I'm a little unclear why we'd call this a polling failure. Nate Silver did in fact suggest that the single most likely outcome was Trump winning every swing state (https://www.newsweek.com/donald-trump-kamala-harris-polls-swing-states-1974158). You seem to be arguing that because Silver and other pollsters predicted the elections as being very close, that one party winning all the swing states indicates a "failure", but Silver at least clearly understood the biggest source of randomness was the latent bias the polls had no way of capturing, and expected that bias to be strongly correlated across swing states.
I'd also object to the sentence "The ambitious program to roll back the administrative state got a democratic mandate from the most diverse coalition a modern Republican has ever amassed." The popular vote margin here was about 1.6%, which makes it the tightest popular vote margin since 2000 and the second tightest since 1970 (https://en.wikipedia.org/wiki/List_of_United_States_presidential_elections_by_popular_vote_margin; the 1960's were tighter). The Republicans are of course turning this into a "broad mandate" claim, but it's nothing like (say) 1984 when Reagan won the popular vote for his second term by 18%.
There's something important and correct about what you're saying, which is broadly that these polls aren't very useful and we've turned them into a big stupid circus. Ultimately noisy measurements of a number (percentage of Republican votes) where we only care about one bit of information on whether that number is above a threshold (50%) are pretty low value when the measurement noise is large compared to the distance to threshold, and that's the situation we were in for this race. And the right answer is to pay less attention to them, not to try to read the tea leaves. I certainly agree this isn't supporting substantive politics or an informed electorate.
I'm ultimately agnostic on your claim that weighting renders polling useless. Again, at the object level, Silver suggested the actual outcome as most likely, exactly through his fancypants weighting process. (I don't think he or Gelman would actually make a claim of "neutral objectivity"; I think they'd agree they're engaging in an at-best semi-scientific guessing process?) In this case, the weighting doesn't get you a clear answer, but it's not obviously not working; it seems plausible to me that if the election were a little less close some of these methods might "amplify signal"? But we of course have no way of knowing.
Certainly I agree that everyone is paying way too much attention to the polls.
Annoying that the NYT article implies that the point of election forecasting is to get a probability of winning: " forecasts go a step further, analyzing the polling and other data to make a prediction about who is most likely to win, and how likely."
I doubt many forecasters would agree that this is their goal.
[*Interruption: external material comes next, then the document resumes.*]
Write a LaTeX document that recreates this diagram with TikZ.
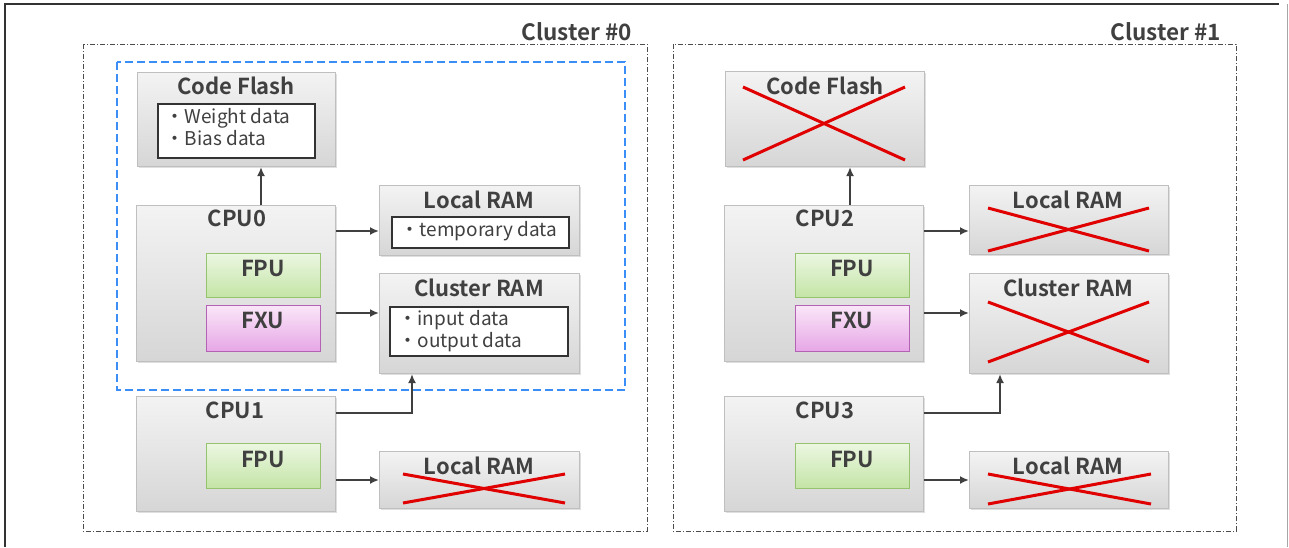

It's more about predicting vote margins, trying to get insight into how close things might be across different locations. The forecasters I know are hesitant to even provide probability of win information because its so easy for people to lose sight of the uncertainty. E.g., a vote share prediction that's off by half a percentage point can change the probability of winning by six percentage points, which seems like a lot! But half a percentage point would not at all be surprising given what we know about sources of uncertainty. (Example from here: http://www.stat.columbia.edu/~gelman/research/published/jdm200907b.pdf)
I find election forecasts interesting because the demand is so out of whack with what they could actually provide. I think it is possible to learn a lot from them if you take them less as oracles and more as tools for thinking. They offer a way to explore different possible outcomes under different assumptions about sources of error, giving some people a way to engage more than they would with politics. But, that's just not what most people want from them, and I doubt it ever will be. So I agree they are kind of doomed to failure, but it's not necessarily because they have no potential to be useful.